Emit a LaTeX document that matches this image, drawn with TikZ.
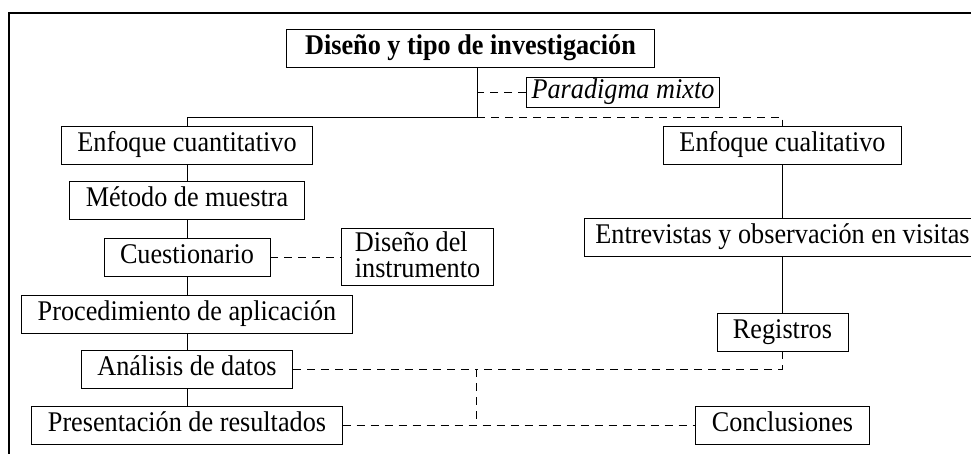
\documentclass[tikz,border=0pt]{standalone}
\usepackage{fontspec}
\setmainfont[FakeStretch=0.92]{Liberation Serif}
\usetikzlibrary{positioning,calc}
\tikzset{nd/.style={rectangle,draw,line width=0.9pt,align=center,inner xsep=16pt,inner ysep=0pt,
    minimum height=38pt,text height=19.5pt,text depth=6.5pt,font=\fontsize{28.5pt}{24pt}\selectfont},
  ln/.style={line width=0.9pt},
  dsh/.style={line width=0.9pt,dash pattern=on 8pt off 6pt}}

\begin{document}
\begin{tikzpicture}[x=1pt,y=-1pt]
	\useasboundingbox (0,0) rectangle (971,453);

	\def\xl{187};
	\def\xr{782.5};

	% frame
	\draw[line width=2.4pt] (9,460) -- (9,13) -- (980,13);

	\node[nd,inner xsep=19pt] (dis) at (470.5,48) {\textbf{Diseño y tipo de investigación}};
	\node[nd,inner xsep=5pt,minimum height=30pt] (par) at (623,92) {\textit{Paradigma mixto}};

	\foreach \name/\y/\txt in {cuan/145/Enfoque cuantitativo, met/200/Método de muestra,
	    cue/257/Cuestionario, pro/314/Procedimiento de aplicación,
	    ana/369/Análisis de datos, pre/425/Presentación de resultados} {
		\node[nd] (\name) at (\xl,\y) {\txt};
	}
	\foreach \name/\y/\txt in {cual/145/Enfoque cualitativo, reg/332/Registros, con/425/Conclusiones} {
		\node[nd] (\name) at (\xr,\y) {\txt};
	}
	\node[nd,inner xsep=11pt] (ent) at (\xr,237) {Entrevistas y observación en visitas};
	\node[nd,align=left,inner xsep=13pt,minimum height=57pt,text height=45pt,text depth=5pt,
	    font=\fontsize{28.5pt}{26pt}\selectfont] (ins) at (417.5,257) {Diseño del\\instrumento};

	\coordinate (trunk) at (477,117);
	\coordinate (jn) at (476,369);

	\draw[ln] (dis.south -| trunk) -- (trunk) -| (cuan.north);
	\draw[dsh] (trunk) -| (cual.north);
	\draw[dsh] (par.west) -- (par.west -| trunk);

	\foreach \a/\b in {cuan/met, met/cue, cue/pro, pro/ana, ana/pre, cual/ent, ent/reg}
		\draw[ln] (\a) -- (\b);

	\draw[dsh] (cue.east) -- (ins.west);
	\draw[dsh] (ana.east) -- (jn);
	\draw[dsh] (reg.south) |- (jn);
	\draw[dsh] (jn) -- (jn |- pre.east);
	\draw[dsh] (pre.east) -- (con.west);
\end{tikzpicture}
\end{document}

==

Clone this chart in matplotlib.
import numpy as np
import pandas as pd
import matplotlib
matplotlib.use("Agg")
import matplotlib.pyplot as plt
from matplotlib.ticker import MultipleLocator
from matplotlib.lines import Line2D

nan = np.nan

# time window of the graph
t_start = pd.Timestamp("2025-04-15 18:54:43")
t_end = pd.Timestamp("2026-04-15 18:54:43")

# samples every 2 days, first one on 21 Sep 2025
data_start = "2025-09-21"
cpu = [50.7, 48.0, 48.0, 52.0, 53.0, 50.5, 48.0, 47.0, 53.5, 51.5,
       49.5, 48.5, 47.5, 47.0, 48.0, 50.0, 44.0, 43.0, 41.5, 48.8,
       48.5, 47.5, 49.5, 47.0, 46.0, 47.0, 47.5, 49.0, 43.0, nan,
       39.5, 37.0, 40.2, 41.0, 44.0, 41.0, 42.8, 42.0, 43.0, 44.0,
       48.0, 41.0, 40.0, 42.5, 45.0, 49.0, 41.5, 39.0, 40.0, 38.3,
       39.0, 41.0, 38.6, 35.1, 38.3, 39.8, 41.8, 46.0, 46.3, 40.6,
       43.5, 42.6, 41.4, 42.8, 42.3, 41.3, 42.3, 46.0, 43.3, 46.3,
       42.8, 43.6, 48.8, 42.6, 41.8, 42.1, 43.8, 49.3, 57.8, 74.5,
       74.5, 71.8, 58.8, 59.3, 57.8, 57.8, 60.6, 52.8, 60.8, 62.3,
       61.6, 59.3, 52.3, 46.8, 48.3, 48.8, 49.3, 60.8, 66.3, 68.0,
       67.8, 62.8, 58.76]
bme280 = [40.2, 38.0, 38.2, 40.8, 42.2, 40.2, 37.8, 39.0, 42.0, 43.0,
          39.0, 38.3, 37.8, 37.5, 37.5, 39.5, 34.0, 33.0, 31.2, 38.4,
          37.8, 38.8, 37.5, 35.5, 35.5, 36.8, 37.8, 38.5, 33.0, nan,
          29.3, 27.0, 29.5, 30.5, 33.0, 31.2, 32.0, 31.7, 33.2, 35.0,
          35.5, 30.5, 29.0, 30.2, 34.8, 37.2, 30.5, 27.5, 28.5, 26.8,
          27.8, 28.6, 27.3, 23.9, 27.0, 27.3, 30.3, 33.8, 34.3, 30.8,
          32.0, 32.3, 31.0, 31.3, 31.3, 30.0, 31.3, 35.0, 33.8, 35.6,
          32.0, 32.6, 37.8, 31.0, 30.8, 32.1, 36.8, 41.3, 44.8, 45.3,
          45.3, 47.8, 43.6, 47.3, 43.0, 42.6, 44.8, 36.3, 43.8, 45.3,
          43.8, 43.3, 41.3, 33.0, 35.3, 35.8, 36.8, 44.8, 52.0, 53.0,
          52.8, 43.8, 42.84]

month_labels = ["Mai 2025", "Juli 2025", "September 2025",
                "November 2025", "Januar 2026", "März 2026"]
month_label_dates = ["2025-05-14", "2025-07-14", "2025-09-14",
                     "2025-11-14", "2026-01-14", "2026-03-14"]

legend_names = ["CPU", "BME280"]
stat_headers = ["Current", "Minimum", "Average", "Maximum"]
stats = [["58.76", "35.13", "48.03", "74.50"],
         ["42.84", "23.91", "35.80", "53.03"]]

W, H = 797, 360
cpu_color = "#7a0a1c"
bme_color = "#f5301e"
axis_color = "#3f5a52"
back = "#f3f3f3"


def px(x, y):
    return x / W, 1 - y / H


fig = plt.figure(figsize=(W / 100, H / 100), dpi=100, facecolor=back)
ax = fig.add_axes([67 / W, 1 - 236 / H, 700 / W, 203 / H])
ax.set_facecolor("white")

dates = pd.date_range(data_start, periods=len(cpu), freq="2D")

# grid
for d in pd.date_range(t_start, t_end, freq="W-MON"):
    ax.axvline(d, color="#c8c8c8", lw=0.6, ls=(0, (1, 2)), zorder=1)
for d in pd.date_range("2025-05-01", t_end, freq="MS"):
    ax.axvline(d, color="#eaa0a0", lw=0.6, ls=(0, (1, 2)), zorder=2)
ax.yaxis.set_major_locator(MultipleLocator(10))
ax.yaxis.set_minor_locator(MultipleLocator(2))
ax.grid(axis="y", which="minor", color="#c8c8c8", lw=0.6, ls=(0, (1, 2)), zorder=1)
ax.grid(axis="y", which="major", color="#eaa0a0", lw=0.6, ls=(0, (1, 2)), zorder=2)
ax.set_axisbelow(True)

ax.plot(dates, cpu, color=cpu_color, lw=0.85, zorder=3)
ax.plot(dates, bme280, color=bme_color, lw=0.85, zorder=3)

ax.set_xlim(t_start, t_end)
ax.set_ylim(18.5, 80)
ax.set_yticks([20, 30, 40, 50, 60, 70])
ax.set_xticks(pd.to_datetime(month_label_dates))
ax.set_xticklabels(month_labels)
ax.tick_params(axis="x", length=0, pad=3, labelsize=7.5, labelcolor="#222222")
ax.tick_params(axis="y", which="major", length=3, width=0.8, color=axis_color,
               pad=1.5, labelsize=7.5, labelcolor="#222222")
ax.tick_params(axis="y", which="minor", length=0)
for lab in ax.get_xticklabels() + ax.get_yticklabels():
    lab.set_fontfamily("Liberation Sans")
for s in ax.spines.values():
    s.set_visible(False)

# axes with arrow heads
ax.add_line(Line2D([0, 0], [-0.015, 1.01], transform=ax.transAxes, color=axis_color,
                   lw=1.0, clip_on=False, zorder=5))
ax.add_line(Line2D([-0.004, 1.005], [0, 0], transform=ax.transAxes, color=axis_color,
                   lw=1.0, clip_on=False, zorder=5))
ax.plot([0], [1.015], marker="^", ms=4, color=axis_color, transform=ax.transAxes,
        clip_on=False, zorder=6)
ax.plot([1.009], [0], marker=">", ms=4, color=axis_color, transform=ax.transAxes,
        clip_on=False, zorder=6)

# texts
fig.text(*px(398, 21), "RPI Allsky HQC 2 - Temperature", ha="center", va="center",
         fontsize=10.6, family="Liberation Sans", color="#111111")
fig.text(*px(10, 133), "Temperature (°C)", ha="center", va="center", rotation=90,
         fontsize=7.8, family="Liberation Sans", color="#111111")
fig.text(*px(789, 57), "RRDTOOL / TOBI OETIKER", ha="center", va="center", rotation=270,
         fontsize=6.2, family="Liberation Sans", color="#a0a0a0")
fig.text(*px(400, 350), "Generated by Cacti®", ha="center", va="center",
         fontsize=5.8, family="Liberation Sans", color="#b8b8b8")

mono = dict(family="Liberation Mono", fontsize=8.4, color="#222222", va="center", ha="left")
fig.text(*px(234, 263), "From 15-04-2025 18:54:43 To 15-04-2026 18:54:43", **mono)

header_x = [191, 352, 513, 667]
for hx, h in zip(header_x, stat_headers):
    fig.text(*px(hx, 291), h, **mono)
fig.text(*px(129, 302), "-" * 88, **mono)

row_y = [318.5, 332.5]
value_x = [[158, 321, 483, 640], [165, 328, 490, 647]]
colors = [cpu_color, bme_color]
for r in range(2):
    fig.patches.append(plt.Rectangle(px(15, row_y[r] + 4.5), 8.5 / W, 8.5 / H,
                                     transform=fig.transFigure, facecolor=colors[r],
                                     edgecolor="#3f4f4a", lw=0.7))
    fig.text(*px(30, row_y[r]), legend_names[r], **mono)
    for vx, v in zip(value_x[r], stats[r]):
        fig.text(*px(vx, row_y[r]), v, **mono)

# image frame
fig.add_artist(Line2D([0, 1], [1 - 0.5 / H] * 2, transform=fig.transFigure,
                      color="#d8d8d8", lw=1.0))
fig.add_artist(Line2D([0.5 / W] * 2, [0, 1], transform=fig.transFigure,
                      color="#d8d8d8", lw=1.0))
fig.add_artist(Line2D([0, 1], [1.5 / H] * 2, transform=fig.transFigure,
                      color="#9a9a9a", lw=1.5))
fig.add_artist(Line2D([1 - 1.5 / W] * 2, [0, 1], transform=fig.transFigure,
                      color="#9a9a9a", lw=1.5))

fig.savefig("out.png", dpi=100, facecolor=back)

**What is asked:** Extract from the data every line where "matplotlib" shows up.

**Response:**
Clone this chart in matplotlib.
import matplotlib
matplotlib.use("Agg")
import matplotlib.pyplot as plt
from matplotlib.ticker import MultipleLocator
from matplotlib.lines import Line2D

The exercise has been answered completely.